Personal life
- Born: 23 November 1955 (age 70)
- Occupation: Imam

Religious life
- Religion: Islam
- Jurisprudence: Ghayr Muqallid
- Creed: Athari
- Movement: Salafism

Military service
- Website: https://rslan.com/

= Muhammad Sa'id Raslan =

Egyptian Salafi scholar

Dr. Muḥammad bin Saʻīd Raslān (محمد بن سعيد رسلان; born November 23, 1955) is an Egyptian Salafi scholar based in Sobk al-Ahad, Egypt.

== Early life ==

Muhammad Sa'id Raslan was influenced by Muhammad Aman al-Jami, a senior Salafi scholar from Ethiopia, and Rabi' al-Madkhali.

== Biography ==

Following the 2011 uprising in Egypt, Raslan attracted attention by opposing the rebellion against then-President Hosni Mubarak, which diverged from the views held by some fellow Salafis at the time.
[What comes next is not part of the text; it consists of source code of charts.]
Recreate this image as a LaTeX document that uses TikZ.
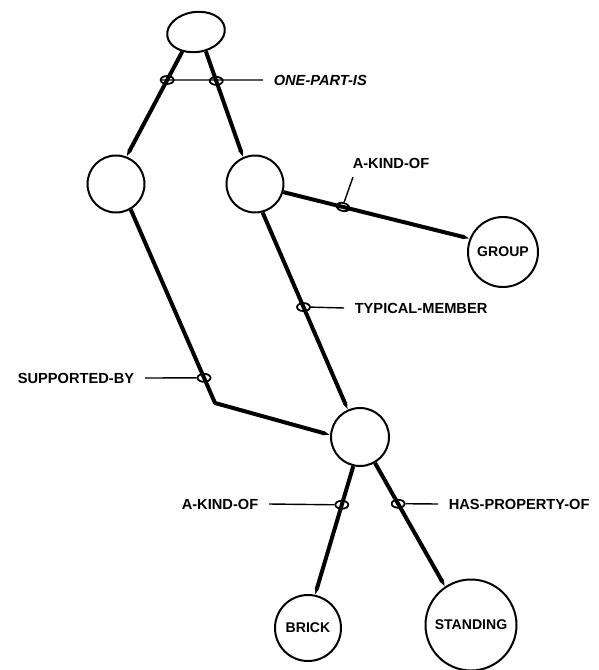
\documentclass[tikz,border=0pt]{standalone}
\usepackage{fontspec}
\setmainfont{Liberation Sans}
\usetikzlibrary{arrows.meta,shapes.geometric}
\begin{document}
\begin{tikzpicture}[x=0.03cm,y=-0.03cm,line join=round,
  frame/.style={circle,draw,line width=1.7pt,inner sep=0pt,font=\bfseries\fontsize{12}{14}\selectfont},
  link/.style={line width=3.4pt,-{Triangle[length=6pt,width=3.4pt]}},
  loopmark/.style={ellipse,draw,line width=1.5pt,minimum width=0.39cm,minimum height=0.24cm,inner sep=0pt},
  leader/.style={line width=1.2pt},
  tag/.style={inner xsep=9pt,inner ysep=2pt,font=\bfseries\fontsize{12.5}{14}\selectfont}]
%\draw[thin,dotted,step=50] (0,0) grid (599,670);
\useasboundingbox (0,0) rectangle (599,670);
\node[ellipse,draw,line width=1.7pt,rotate=8,minimum width=1.74cm,minimum height=1.2cm] (top) at (196,32) {};
\node[frame,minimum size=1.71cm] (left) at (116,184) {};
\node[frame,minimum size=1.71cm] (mid) at (255,184) {};
\node[frame,minimum size=2.1cm] (group) at (503,252) {GROUP};
\node[frame,minimum size=1.74cm] (center) at (360,437) {};
\node[frame,minimum size=1.98cm] (brick) at (308,628) {BRICK};
\node[frame,minimum size=2.73cm] (standing) at (471,625) {STANDING};
\coordinate (bend) at (215,403);
\coordinate (kindend) at (353,177);
% links
\draw[link] (top.227) -- node[loopmark,pos=0.27] (lp1) {} (left.69);
\draw[link] (top.289) -- node[loopmark,pos=0.28] (lp2) {} (mid.114);
\draw[link] (mid.-16) -- node[loopmark,pos=0.32,rotate=-14] (lk1) {} (group.158);
\draw[link] (mid.-75) -- node[loopmark,pos=0.48] (lt) {} (center.114);
\draw[link] (left.-60) -- node[loopmark,pos=0.87] (ls) {} (bend) -- (center.176);
\draw[link] (center.-103) -- node[loopmark,pos=0.30] (lk2) {} (brick.78);
\draw[link] (center.-60) -- node[loopmark,pos=0.33] (lh) {} (standing.124);
% labels
\node[tag,anchor=west,font=\bfseries\itshape\fontsize{12.5}{14}\selectfont] (onepart) at (263,80) {ONE-PART-IS};
\node[tag] (akind1) at (391,163) {A-KIND-OF};
\node[tag,anchor=west] (typical) at (344,308) {TYPICAL-MEMBER};
\node[tag,anchor=east] (supported) at (145,378) {SUPPORTED-BY};
\node[tag,anchor=east] (akind2) at (269,504) {A-KIND-OF};
\node[tag,anchor=west] (hasprop) at (438,504) {HAS-PROPERTY-OF};
\draw[leader] (lp1.west) -- (onepart.west);
\draw[leader] (lk1.north) -- (kindend);
\draw[leader] (lt.east) -- (typical.west);
\draw[leader] (ls.west) -- (supported.east);
\draw[leader] (lk2.west) -- (akind2.east);
\draw[leader] (lh.east) -- (hasprop.west);
\end{tikzpicture}
\end{document}
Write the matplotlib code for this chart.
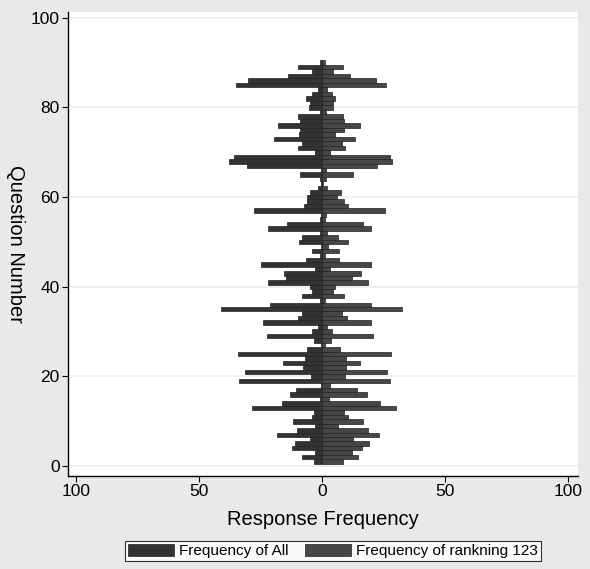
import matplotlib
matplotlib.use("Agg")
import matplotlib.pyplot as plt
from matplotlib.patches import Patch
import numpy as np

plt.rcParams['font.family'] = ['Liberation Sans', 'DejaVu Sans']

questions = list(range(1, 91))
freq_all = [3.3, 8, 3, 12.2, 11, 5, 18.3, 10.4, 3, 11.8,
            4.3, 3.5, 28.7, 16.5, 1, 13, 10.7, 0.3, 33.7, 4.6,
            31.3, 7.9, 15.8, 7, 34, 6, 0.5, 3.2, 22.6, 4,
            1.5, 24, 9.7, 8, 41, 21, 1, 8, 4.3, 5,
            22, 14.5, 15.7, 3, 25, 6.6, 1, 4, 0.5, 9.3,
            8, 1, 22, 14.4, 1, 0.3, 27.5, 7.2, 6.2, 6,
            5, 1.5, 0.5, 1, 9, 0.5, 30.4, 37.8, 36, 2.8,
            10, 8.3, 19.4, 9.3, 9, 18, 9, 9.9, 1, 5.3,
            5, 6.6, 4, 1.5, 35, 30, 14, 4, 10, 1]
freq_r123 = [8.5, 14.6, 12, 16, 19, 12.6, 23, 18.7, 6.6, 16.7,
             10.7, 9, 30, 23.4, 2.6, 18.3, 14, 3, 27.6, 9.3,
             26.3, 9.8, 15.3, 9.6, 28, 7.2, 1, 3.5, 20.7, 4.2,
             2, 20, 10, 8, 32.5, 20, 1, 9, 4.5, 5.1,
             18.7, 12, 15.7, 3, 20, 7, 1, 7, 2.5, 10.7,
             6.6, 2, 20, 16.8, 1, 1.5, 25.6, 10.7, 8.7, 6,
             7.7, 2, 0.5, 1.5, 12.5, 1.5, 22.5, 28.3, 27.6, 3.2,
             9.3, 8, 13.4, 5.3, 8.7, 15.4, 9, 8.3, 1.5, 4.6,
             4.6, 5.3, 4, 2, 26, 22, 11.4, 4.6, 8.3, 1]

xticks = [-100, -50, 0, 50, 100]
xticklabels = ['100', '50', '0', '50', '100']
yticks = [0, 20, 40, 60, 80, 100]
labels = ['Frequency of All', 'Frequency of rankning 123']
colors = ['#333333', '#474747']

fig = plt.figure(figsize=(5.9, 5.69), dpi=100)
fig.patch.set_facecolor('#e9e9e9')
ax = fig.add_axes([68/590, 1 - 476/569, (578-68)/590, (476-12)/569])
ax.set_facecolor('white')

q = np.array(questions)
ax.barh(q, -np.array(freq_all), height=1.0, color=colors[0], edgecolor='#222222', linewidth=0.5, zorder=3)
ax.barh(q, np.array(freq_r123), height=1.0, color=colors[1], edgecolor='#222222', linewidth=0.5, zorder=3)

ax.set_xlim(-103.3, 104)
ax.set_ylim(-2.2, 101.3)
ax.set_xticks(xticks)
ax.set_xticklabels(xticklabels, fontsize=12.5)
ax.set_yticks(yticks)
ax.set_yticklabels([str(v) for v in yticks], fontsize=12.5)
ax.yaxis.grid(True, color='#eeeeee', linewidth=1.2, zorder=0)
ax.xaxis.grid(False)
for s in ['top', 'right']:
    ax.spines[s].set_visible(False)
for s in ['left', 'bottom']:
    ax.spines[s].set_color('black')
    ax.spines[s].set_linewidth(1.0)
ax.tick_params(axis='both', direction='out', length=4, width=0.8, colors='black', pad=2)
ax.set_xlabel('Response Frequency', fontsize=14.5, labelpad=8)
ax.set_ylabel('Question Number', fontsize=14.5, rotation=-90, labelpad=18)

handles = [Patch(facecolor=colors[0], edgecolor='#222222', linewidth=0.5),
           Patch(facecolor=colors[1], edgecolor='#222222', linewidth=0.5)]
leg = fig.legend(handles, labels, loc='center', bbox_to_anchor=(333/590, 1 - 551/569),
                 ncol=2, fontsize=11, frameon=True, fancybox=False, edgecolor='black',
                 handlelength=3.0, handleheight=0.8, borderpad=0.2, columnspacing=1.1,
                 handletextpad=0.3, borderaxespad=0)
leg.get_frame().set_linewidth(0.8)

fig.savefig('out.png', dpi=100, facecolor=fig.get_facecolor())
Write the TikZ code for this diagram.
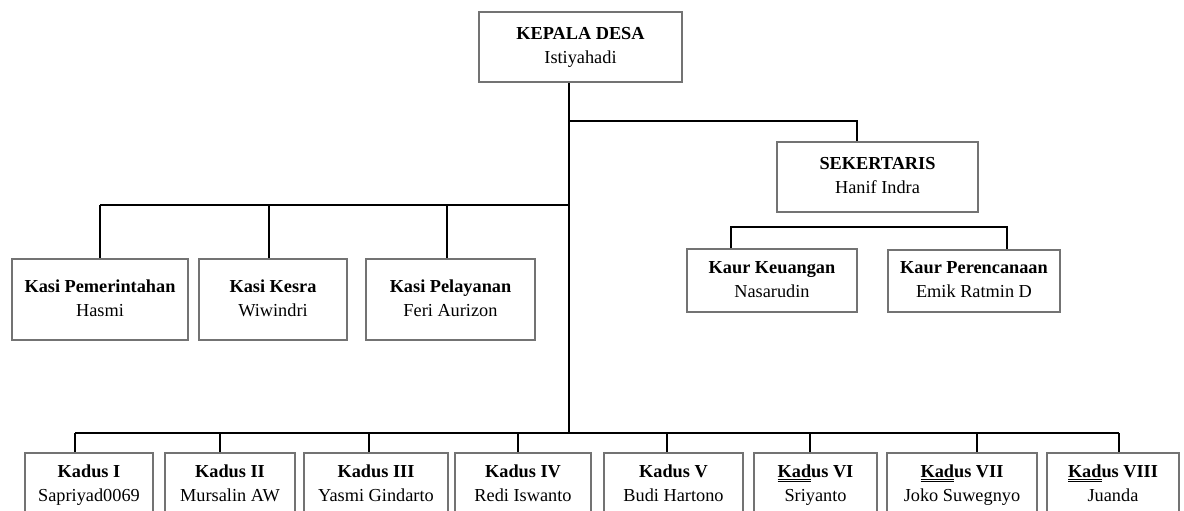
\documentclass[tikz,border=0pt]{standalone}
\usepackage{fontspec}
\setmainfont{Liberation Serif}
\newcommand{\garis}[1]{\underline{\underline{#1}}}
\newcommand{\jab}[2]{\textbf{#1}\strut\\#2\strut}
\begin{document}
\begin{tikzpicture}[x=1pt,y=-1pt,
	kotak/.style={draw=black!55,line width=1.2pt,align=center,inner sep=0pt,font=\fontsize{18.3}{24}\selectfont},
	tebal/.style={line width=2.7pt},
	tipis/.style={line width=1.7pt}]
	\useasboundingbox (0,0) rectangle (1184,511);
	\clip (0,0) rectangle (1184,511);
	% pimpinan
	\node[kotak,minimum width=203pt,minimum height=70pt] (kades) at (580.5,47) {\jab{KEPALA DESA}{Istiyahadi}};
	\node[kotak,minimum width=201pt,minimum height=70pt] (sekdes) at (877.5,177) {\jab{SEKERTARIS}{Hanif Indra}};
	% kaur
	\node[kotak,minimum width=170pt,minimum height=63pt] (keu) at (772,280.5) {\jab{Kaur Keuangan}{Nasarudin}};
	\node[kotak,minimum width=172pt,minimum height=62pt] (ren) at (974,281) {\jab{Kaur Perencanaan}{Emik Ratmin D}};
	% kasi
	\node[kotak,minimum width=176pt,minimum height=81pt] (pem) at (100,299.5) {\jab{Kasi Pemerintahan}{Hasmi}};
	\node[kotak,minimum width=148pt,minimum height=81pt] (kesra) at (273,299.5) {\jab{Kasi Kesra}{Wiwindri}};
	\node[kotak,minimum width=169pt,minimum height=81pt] (pel) at (450.5,299.5) {\jab{Kasi Pelayanan}{Feri Aurizon}};
	% garis utama
	\coordinate (pusat) at (569,121);
	\coordinate (kasi) at (569,205);
	\coordinate (kadus) at (569,433);
	\coordinate (sek) at (857,121);
	\draw[tebal] (kades.south -| kadus) -- (kadus);
	\draw[tebal] (pusat) -- (sek) -- (sek |- sekdes.north);
	\foreach \n/\xx in {pem/100,kesra/269,pel/447}{
		\coordinate (c\n) at (\xx,205);
		\draw[tebal] (c\n) -- (c\n |- \n.north);
	}
	\draw[tebal] (kasi) -- (cpem);
	\coordinate (ckeu) at (731,227);
	\coordinate (cren) at (1007,227);
	\draw[tebal] (ckeu |- keu.north) -- (ckeu) -- (cren) -- (cren |- ren.north);
	% kadus
	\foreach \cx/\lebar/\turun/\judul/\nama [count=\i] in {
		89/128/75/{Kadus I}/Sapriyad0069,
		230/130/220/{Kadus II}/Mursalin AW,
		376/144/369/{Kadus III}/Yasmi Gindarto,
		523/136/518/{Kadus IV}/Redi Iswanto,
		673.5/139/667/{Kadus V}/Budi Hartono,
		815.5/123/810/{\garis{Kad}us VI}/Sriyanto,
		962/150/977/{\garis{Kad}us VII}/Joko Suwegnyo,
		1113/132/1119/{\garis{Kad}us VIII}/Juanda}{
		\node[kotak,minimum width=\lebar pt,minimum height=64pt] (kadus\i) at (\cx,485) {\jab{\judul}{\nama}};
		\coordinate (t\i) at (\turun,433);
		\draw[tipis] (t\i) -- (t\i |- kadus\i.north);
	}
	\draw[tipis] (t1) -- (t8);
\end{tikzpicture}
\end{document}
Despite his non-involvement in politics, Raslan's influence has steadily grown, with his Friday sermons reportedly drawing crowds of up to 4,000 individuals. He has emerged as a vocal critic of the Muslim Brotherhood, a powerful political group in Egypt, and has expressed strong reservations about their ideology and practices.

== Works ==

Raslan has authored more than 447 books and 381 series.